Controlling a very small percent of the US population equates to controlling the political output of the US government. The following helps explain the recent votes in the Senate, and the efforts across the middle of this nation to make sure that population is kept restricted and “offline.” David Sirota writes today about why that oppressive ignorance is critically important to the “powers-that-be.”
Using Census figures, Geoghegan discovers that the 11 percent of Americans living in the least populated states have enough Senate votes — 41 — to sustain a filibuster. Yes, 89 percent of the population may support a policy, but 11 percent of the population has the senators to block that policy’s enactment. When you go further than Geoghegan and consider the election-focused mindset of politicians, you see the situation is even more absurd.

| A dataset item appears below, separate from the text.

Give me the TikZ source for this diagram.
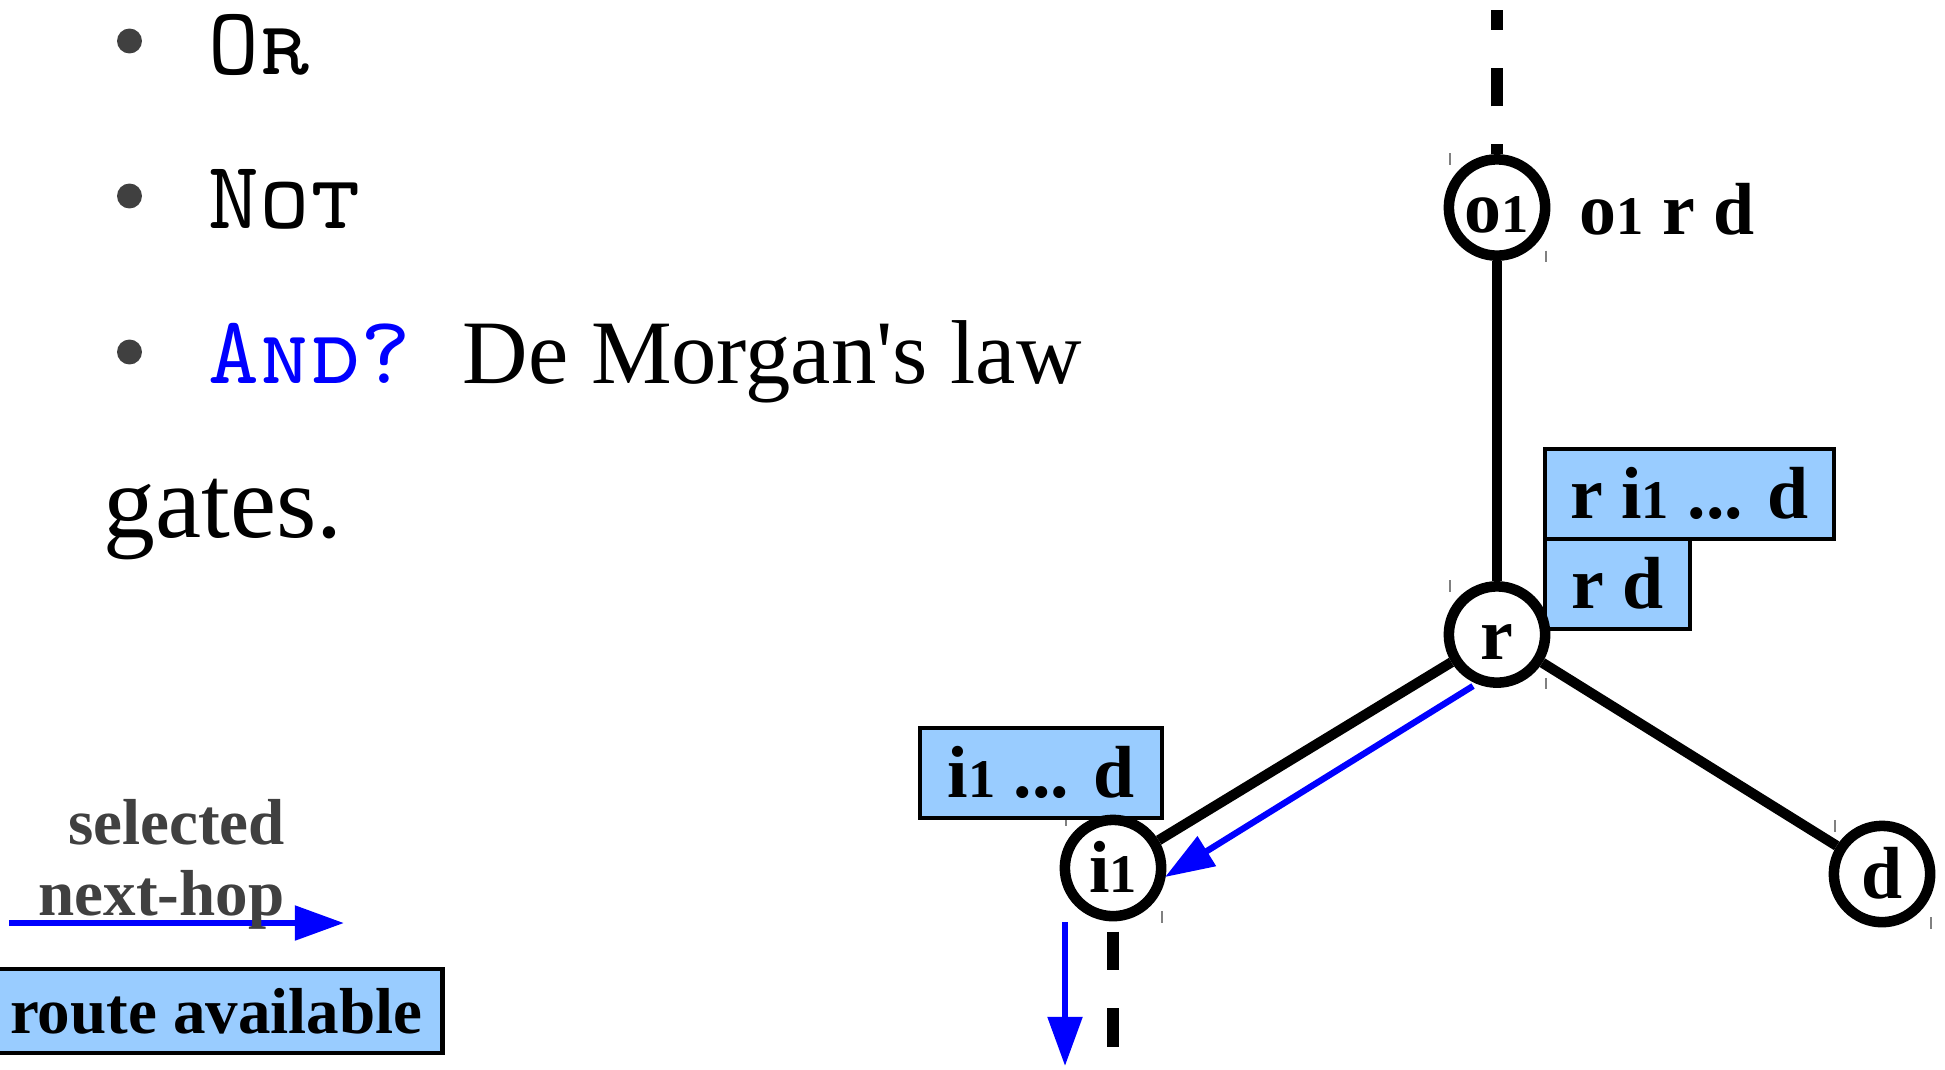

Lawmakers trying to keep their jobs only need support from a majority of those who turn out to vote. In those 21 least populated states with filibuster power, that majority is typically about 7 million voters, based on turnout data. That’s just 3 percent of America’s total voting-age population wielding enough Senate representation to stop almost anything.
To see how this works, consider what followed a July CBS News/New York Times poll that found 69 percent of Americans support Congress either enacting a timetable for troop withdrawals from Iraq or defunding the war completely. When the Senate voted on timetable legislation that month, 47 senators voted “no” — enough to filibuster.
Should we be surprised that a policy supported by more than two thirds of America drew opposition from almost half of the Senate? No, not when we consider the math.
Those 47 senators understand they don’t answer to mainstream public opinion.
They rely on merely 16 percent of the nation’s total voting-age population to get elected and re-elected — a miniscule segment of America comprising the hard-core Republican base.